• _OBJECTIVE_: Output the first line of the listing and each line after it, up to and including the line that contains "arr.map((v, i) =>", exactly as written, minus the pictures.

• _DATA BLOCK_:

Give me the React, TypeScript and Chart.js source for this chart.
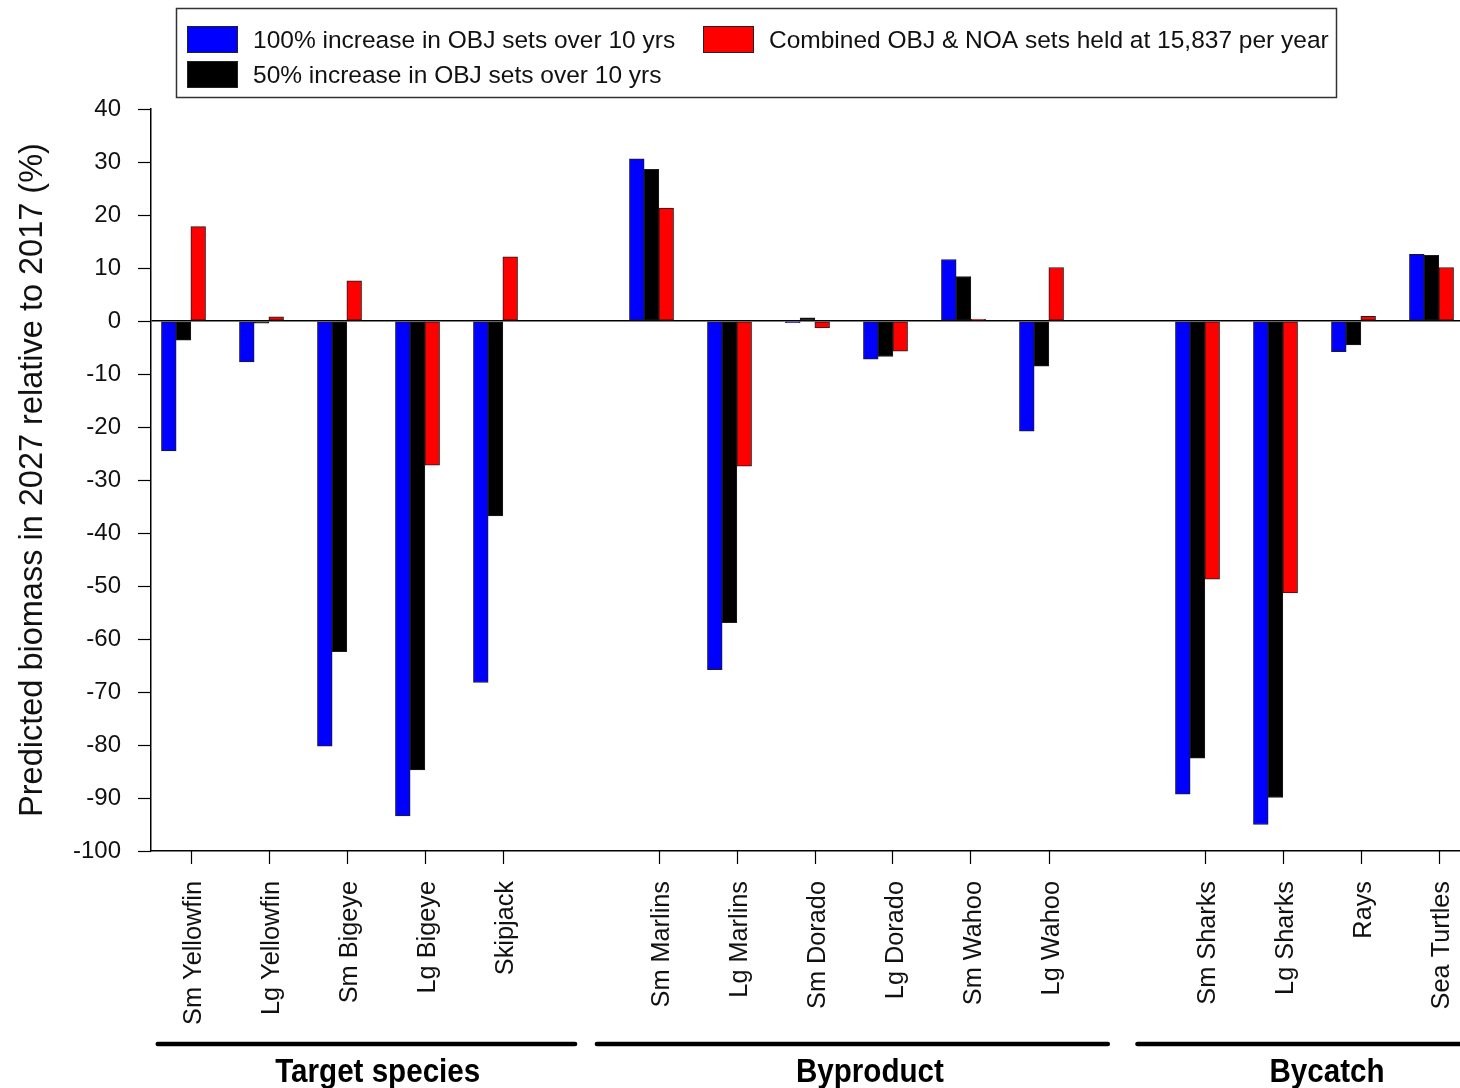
import React, { useEffect, useRef } from "react";
import { Chart, registerables } from "chart.js";

Chart.register(...registerables);

// ---------- data ----------
const categories = [
  "Sm Yellowfin", "Lg Yellowfin", "Sm Bigeye", "Lg Bigeye", "Skipjack", "",
  "Sm Marlins", "Lg Marlins", "Sm Dorado", "Lg Dorado", "Sm Wahoo", "Lg Wahoo", "",
  "Sm Sharks", "Lg Sharks", "Rays", "Sea Turtles",
];
const increase100 = [-24.5, -7.7, -80.2, -93.4, -68.2, null, 30.6, -65.8, -0.3, -7.2, 11.6, -20.8, null, -89.3, -95.0, -5.8, 12.6];
const increase50 = [-3.6, -0.4, -62.4, -84.7, -36.8, null, 28.6, -56.9, 0.6, -6.7, 8.4, -8.5, null, -82.5, -89.9, -4.5, 12.4];
const combined = [17.8, 0.8, 7.6, -27.2, 12.1, null, 21.3, -27.4, -1.3, -5.7, 0.3, 10.1, null, -48.7, -51.3, 0.9, 10.1];
const seriesLabels = [
  "100% increase in OBJ sets over 10 yrs",
  "50% increase in OBJ sets over 10 yrs",
  "Combined OBJ & NOA sets held at 15,837 per year",
];
const seriesColors = ["#0000ff", "#000000", "#ff0000"];
const yTickValues = [40, 35, 30, 25, 20, 15, 10, 5, 0, -5, -10, -15, -20, -25, -30, -35, -40, -45, -50, -55, -60, -65, -70, -75, -80, -85, -90, -95, -100];
const yTitle = "Predicted biomass in 2027 relative to 2017 (%)";
const groupNames = ["Target species", "Byproduct", "Bycatch"];
// extents of group underlines and label centres, in category units
const groupFrom = [-0.33, 5.3, 12.23];
const groupTo = [5.02, 11.85, 17.0];
const groupMid = [2.49, 8.8, 14.66];

// ---------- layout constants ----------
const FONT = "'Liberation Sans', Arial, Helvetica, sans-serif";
const TICK_SHIFT = 7 / 78;
const X_MIN = -32.5 / 78;
const X_MAX = X_MIN + 17;

const toPoints = (arr: (number | null)[]) =>
  arr.map((v, i) => ({ x: i, y: v })).filter((p) => p.y !== null);

const decorPlugin = {
  id: "decor",
  afterDraw(chart: any) {
    const ctx = chart.ctx as CanvasRenderingContext2D;
    const xs = chart.scales.x;
    const ys = chart.scales.y;
    ctx.save();
    // y tick marks (major / minor)
    ctx.strokeStyle = "#000";
    ctx.lineWidth = 1.2;
    ys.ticks.forEach((t: any) => {
      const y = Math.round(ys.getPixelForValue(t.value)) + 0.5;
      const len = t.value % 10 === 0 ? 13 : 6;
      ctx.beginPath();
      ctx.moveTo(ys.right - len, y);
      ctx.lineTo(ys.right, y);
      ctx.stroke();
    });
    // x tick marks
    xs.ticks.forEach((t: any) => {
      const x = Math.round(xs.getPixelForValue(t.value)) + 0.5;
      ctx.beginPath();
      ctx.moveTo(x, xs.top);
      ctx.lineTo(x, xs.top + 13);
      ctx.stroke();
    });
    // group underlines and labels
    ctx.lineWidth = 4.5;
    ctx.lineCap = "round";
    ctx.fillStyle = "#000";
    ctx.textAlign = "center";
    ctx.textBaseline = "alphabetic";
    ctx.font = "bold 34px " + FONT;
    groupNames.forEach((name, i) => {
      const x1 = xs.getPixelForValue(groupFrom[i]);
      const x2 = xs.getPixelForValue(groupTo[i]);
      ctx.beginPath();
      ctx.moveTo(x1, 1044);
      ctx.lineTo(x2, 1044);
      ctx.stroke();
      ctx.save();
      ctx.translate(xs.getPixelForValue(groupMid[i]), 1082);
      ctx.scale(0.87, 1);
      ctx.fillText(name, 0, 0);
      ctx.restore();
    });
    // boxed legend
    ctx.lineCap = "butt";
    ctx.lineWidth = 1.5;
    ctx.strokeStyle = "#333";
    ctx.strokeRect(176.5, 8.5, 1160, 89);
    const slots = [
      { ds: 0, x: 187, y: 26 },
      { ds: 2, x: 703, y: 26 },
      { ds: 1, x: 187, y: 61 },
    ];
    ctx.font = "24.5px " + FONT;
    ctx.textAlign = "left";
    ctx.textBaseline = "middle";
    slots.forEach((s) => {
      const ds = chart.data.datasets[s.ds];
      ctx.fillStyle = ds.backgroundColor;
      ctx.fillRect(s.x, s.y, 51, 27);
      ctx.lineWidth = 1;
      ctx.strokeStyle = "#222";
      ctx.strokeRect(s.x + 0.5, s.y + 0.5, 50, 26);
      ctx.fillStyle = "#111";
      ctx.fillText(ds.label, s.x + 66, s.y + 15);
    });
    ctx.restore();
  },
};

export default function App() {
  const ref = useRef<HTMLCanvasElement | null>(null);
  useEffect(() => {
    if (!ref.current) return;
    const chart = new Chart(ref.current, {
      type: "bar",
      data: {
        datasets: [increase100, increase50, combined].map((arr, k) => ({
          label: seriesLabels[k],
          data: toPoints(arr) as any,
          backgroundColor: seriesColors[k],
          borderColor: "#1c1c1c",
          borderWidth: 1,
          borderSkipped: false,
          barThickness: 14.7,
        })),
      },
      options: {
        responsive: false,
        animation: false,
        layout: { padding: { top: 109, left: 0, right: 0, bottom: 0 } },
        plugins: { legend: { display: false }, tooltip: { enabled: false } },
        scales: {
          x: {
            type: "linear",
            min: X_MIN,
            max: X_MAX,
            offset: false,
            afterBuildTicks: (s: any) => {
              s.ticks = categories
                .map((c, i) => (c ? { value: i + TICK_SHIFT } : null))
                .filter(Boolean);
            },
            afterFit: (s: any) => {
              s.height = 237;
              s.paddingLeft = 0;
              s.paddingRight = 0;
            },
            grid: { display: false, drawTicks: false },
            border: { display: true, color: "#000", width: 1.5 },
            ticks: {
              autoSkip: false,
              minRotation: 90,
              maxRotation: 90,
              padding: 30,
              labelOffset: 4,
              color: "#111",
              font: { family: FONT, size: 25.3 },
              callback: (v: any) => categories[Math.round(Number(v))],
            },
          },
          y: {
            type: "linear",
            min: -100,
            max: 40,
            afterBuildTicks: (s: any) => {
              s.ticks = yTickValues.map((v) => ({ value: v }));
            },
            afterFit: (s: any) => {
              s.width = 151;
            },
            grid: {
              drawTicks: false,
              color: (c: any) => (c.tick && c.tick.value === 0 ? "#000" : "rgba(0,0,0,0)"),
              lineWidth: 1.5,
            },
            border: { display: true, color: "#000", width: 1.5 },
            ticks: {
              padding: 30,
              color: "#111",
              font: { family: FONT, size: 24 },
              callback: (v: any) => (Number(v) % 10 === 0 ? String(v) : ""),
            },
            title: {
              display: true,
              text: yTitle,
              color: "#111",
              font: { family: FONT, size: 32.5 },
              padding: { top: 14, bottom: 0 },
            },
          },
        },
      },
      plugins: [decorPlugin],
    });
    return () => chart.destroy();
  }, []);

  return (
    <div
      style={{
        position: "absolute",
        left: 0,
        top: 0,
        width: 1460,
        height: 1088,
        overflow: "hidden",
        background: "#fff",
      }}
    >
      <canvas ref={ref} width={1477} height={1088} style={{ display: "block" }} />
    </div>
  );
}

• _RESULT FOR THIS TASK_:
Give me the React, TypeScript and Chart.js source for this chart.
import React, { useEffect, useRef } from "react";
import { Chart, registerables } from "chart.js";

Chart.register(...registerables);

// ---------- data ----------
const categories = [
  "Sm Yellowfin", "Lg Yellowfin", "Sm Bigeye", "Lg Bigeye", "Skipjack", "",
  "Sm Marlins", "Lg Marlins", "Sm Dorado", "Lg Dorado", "Sm Wahoo", "Lg Wahoo", "",
  "Sm Sharks", "Lg Sharks", "Rays", "Sea Turtles",
];
const increase100 = [-24.5, -7.7, -80.2, -93.4, -68.2, null, 30.6, -65.8, -0.3, -7.2, 11.6, -20.8, null, -89.3, -95.0, -5.8, 12.6];
const increase50 = [-3.6, -0.4, -62.4, -84.7, -36.8, null, 28.6, -56.9, 0.6, -6.7, 8.4, -8.5, null, -82.5, -89.9, -4.5, 12.4];
const combined = [17.8, 0.8, 7.6, -27.2, 12.1, null, 21.3, -27.4, -1.3, -5.7, 0.3, 10.1, null, -48.7, -51.3, 0.9, 10.1];
const seriesLabels = [
  "100% increase in OBJ sets over 10 yrs",
  "50% increase in OBJ sets over 10 yrs",
  "Combined OBJ & NOA sets held at 15,837 per year",
];
const seriesColors = ["#0000ff", "#000000", "#ff0000"];
const yTickValues = [40, 35, 30, 25, 20, 15, 10, 5, 0, -5, -10, -15, -20, -25, -30, -35, -40, -45, -50, -55, -60, -65, -70, -75, -80, -85, -90, -95, -100];
const yTitle = "Predicted biomass in 2027 relative to 2017 (%)";
const groupNames = ["Target species", "Byproduct", "Bycatch"];
// extents of group underlines and label centres, in category units
const groupFrom = [-0.33, 5.3, 12.23];
const groupTo = [5.02, 11.85, 17.0];
const groupMid = [2.49, 8.8, 14.66];

// ---------- layout constants ----------
const FONT = "'Liberation Sans', Arial, Helvetica, sans-serif";
const TICK_SHIFT = 7 / 78;
const X_MIN = -32.5 / 78;
const X_MAX = X_MIN + 17;

const toPoints = (arr: (number | null)[]) =>
  arr.map((v, i) => ({ x: i, y: v })).filter((p) => p.y !== null);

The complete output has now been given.